Updated

Hezbollah's weapons are still necessary to defend the country despite Israel's decision to pull out of a disputed border village, a senior official with the group said Saturday.

The comments of Hussein Khalil, the political adviser to Hezbollah leader Sheik Hassan Nasrallah, came three days after Israel announced its decision to withdraw from the northern half of Ghajar.

When Israel ended its 18-year occupation of southern Lebanon in 2000, U.N. surveyors split the village between Lebanon and the Israeli-controlled Golan. Israel took back the village's northern half after its the 2006 war with Hezbollah.

Khalil said that even if Israel pulled out the village, it is still occupying the disputed Chebaa Farms and Kfar Chouba Hills captured from Syria four decades ago.

"The resistance and its weapons are still a national need to liberate remaining occupied Lebanese territories especially Chebaa Farms and Kfar Chouba Hills," Khalil told reporters after meeting Christian leader Michel Aoun, a strong ally of Hezbollah.

Israel seized Chebaa Farms and Kfar Chouba Hills from Syria in the 1967 Mideast war.
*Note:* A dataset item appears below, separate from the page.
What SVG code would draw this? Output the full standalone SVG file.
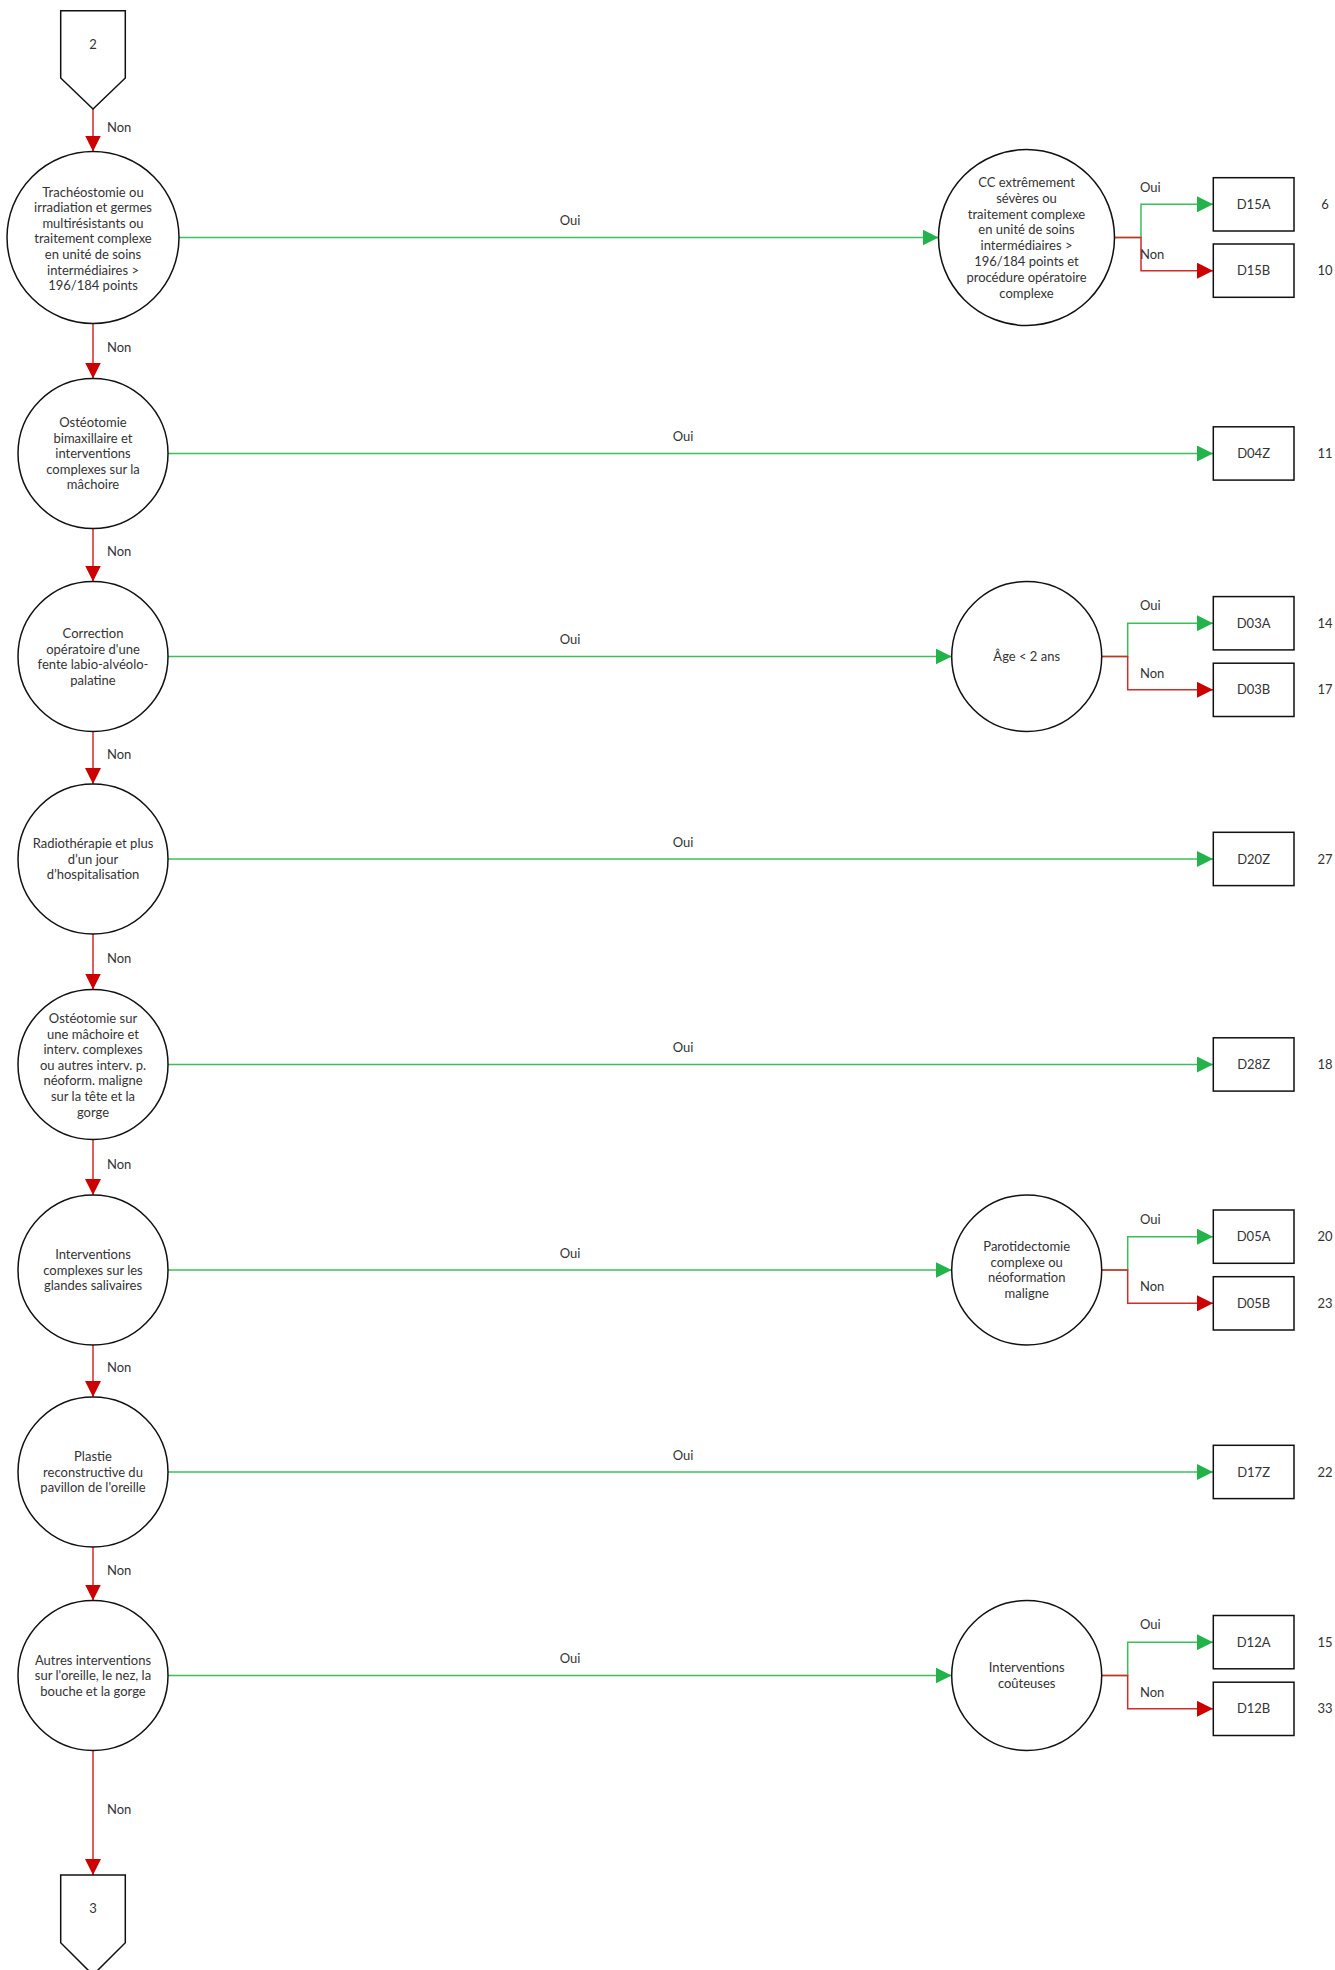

Lebanon and Syria claim it is Lebanese territory. But a U.N.-drawn border between Israel and Lebanon marks it as Syrian land under Israeli occupation.

Hezbollah cites the Israeli presence there as justification for its continuing armed "resistance" against Israel.

Backed by Iran and Syria, the well equipped group is the strongest armed force in the country and fired some 4,000 rockets into Israel during the 34-day war in 2006.